Deux policiers contre 30 femmes
Un bon kilomètre au nord de la gare de Stadelhofen, Andreas Widmer a vécu une autre expérience avec des personnes encagoulées: «C'était une manifestation lors d'une journée de lutte des femmes. À l'entrée de la Niederdorfstrasse, une horde nous a encerclés, moi et un collègue.» Deux policiers contre une trentaine de femmes, pour la plupart encagoulées: «Certaines faisaient des gestes menaçants. D'autres nous ont craché dessus. Nous avons été contraints et encerclés.»
Mais Andreas Widmer et ses partenaires sont restés calmes et ont patienté. Au bout de quelques minutes, le cercle s'est dissout. «Ce jour-là, nous étions totalement impuissants», lâche notre interlocuteur.
«Je n'avais pas le droit de tirer sur lui»
Andreas Widmer a été très près de tirer sur un suspect lors d'une intervention réalisée aux aborde d'une bijouterie de la Gerbergasse. «Une vitre avait été brisée. Dans une Golf noire, j'ai vu un homme qui cachait un manche de marteau, se souvient le Saint-Gallois d'origine. Pour moi, il était clair qu'il s'agissait du voleur de bijoux».
Le désormais ex-policier n'a pas hésité à pointer son pistolet de service sur l'homme: «J'ai souvent dû sortir mon arme dans ma carrière.» Mais lorsqu'il sort son arme dans la Gerbergasse la nuit en question, la Golf s'éloigne en trombe: «Je n'avais pas le droit de tirer sur lui car il ne pointait pas son arme directement sur moi.»
Autre scène, autre lieu. Nous approchons de la gare centrale de Zurich. Andreas Gerber se souvient de la fin des années 1980, lorsque Platzspitz représentait l'enfer de la drogue. Une situation épouvantable, selon lui: «C'était difficilement gérable lorsque les toxicomanes étaient en sevrage, nous attaquaient en hurlant avec des seringues.» Même s'il s'est fait régulièrement aborder ou «arnaquer» par des drogués et qu'il a vécu d'innombrables situations extrêmes, il n'a jamais dénoncé personne: «Je ne suis pas une balance!»
«Chercher de l'aide avant que la dépression ne te dévaste»

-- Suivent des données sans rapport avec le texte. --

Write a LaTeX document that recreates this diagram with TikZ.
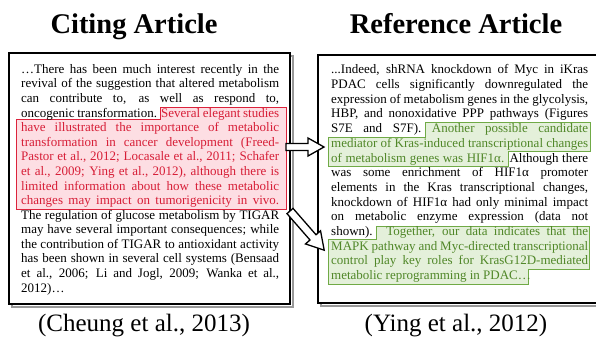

Et c'est justement parce que les drogués, les casseurs des manifs et les voleurs s'en prennent aux policiers qu'il y a un risque de percevoir soi-même le quotidien de manière exagérée, relève Andreas Widmer. «À la longue, on peut devenir paranoïaque parce qu'on voit partout des ennemis potentiels.» Sa recette pour éviter ce genre de dérive: «Distance, délimitation, retrait. Je me suis créé un monde parallèle, avec le sport et l'art.»
Grâce à ce monde bien à lui, il a réussi à ne jamais avoir de problèmes psychiques, mais il conseille de «demander de l'aide avant qu'une dépression ne vous dévaste». Ce monde parallèle l'a également aidé à aimer le métier de policier jusqu'au bout: «Mais à un moment donné, j'en ai eu assez.» Andreas Widmer a donc démissionné de la police municipale en avril 2020 pour prendre une retraite anticipée.
À travers des conférences et des livres qu'il a lui-même écrits, cet homme de 61 ans veut désormais transmettre son vécu, ses expériences et son credo: «Je voulais être un bâtisseur de ponts.»